Inference API Contract¶

API principles¶

The inference API follows these principles: - explicit and versioned request/response schemas, - strict input validation, - clear separation between transport and inference logic.

Core endpoints¶

`GET /healthcheck` ✅ Implemented¶

Health and readiness probe.

Status: Operational

Characteristics: - Returns service status - Memory usage metrics - Worker ID information

Used by: - Kubernetes liveness/readiness checks - External monitoring systems

Example:

curl http://localhost:8000/healthcheck/

`POST /predict` ✅ Implemented¶

Synchronous inference endpoint.

Status: Implemented — accepts feature dict, returns 1×2 probabilities from MLflow-tracked model.

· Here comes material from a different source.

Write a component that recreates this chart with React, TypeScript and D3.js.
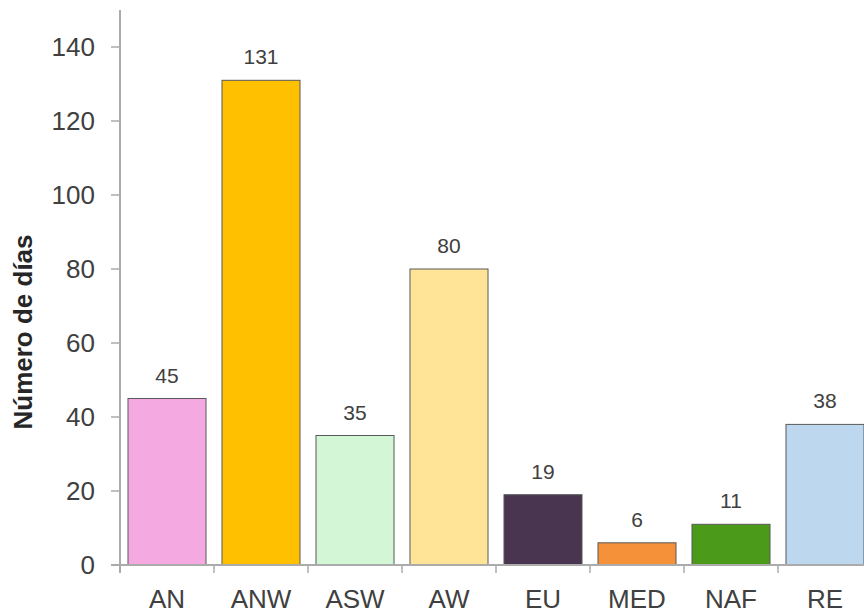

Characteristics: - validated input schema (Pydantic) - returns predicted class + per-class probabilities - MLflow run_id included for full traceability

Example:

curl -X POST http://localhost:8000/predict/ \
  -H "Content-Type: application/json" \
  -d '{"match_id": 99, "features": {"diff_win_5_mean": 0.3, "sex": 0}}'

Example response:

{
  "match_id": 99,
  "prediction": {
    "predicted_class": 0,
    "probabilities": {"0": 0.58, "1": 0.27, "2": 0.15},
    "model_version": "Staging",
    "model_run_id": "3f7a1c9d2e4b"
  }
}

Typical use cases: - interactive UI requests - small batch predictions

`POST /predict/async` 📋 Planned¶

Asynchronous inference submission.

Status: Celery infrastructure ready, not integrated

Planned Characteristics: - returns a job ID - execution handled by background workers - result retrieved via polling or callback

`GET /metrics` 📋 Planned¶

Prometheus-compatible metrics endpoint.

Status: Designed but not implemented

Input schema¶

defined via Pydantic models,
aligned with MLflow model signature,
rejects unknown or malformed fields.

Input validation failures are treated as client errors.

Output schema¶

Responses include: - prediction results, - model version metadata, - optional confidence scores.

Versioning strategy¶

API versioning via URL prefix or headers,
backward-incompatible changes require a new version,
model upgrades do not require API changes if contracts are preserved.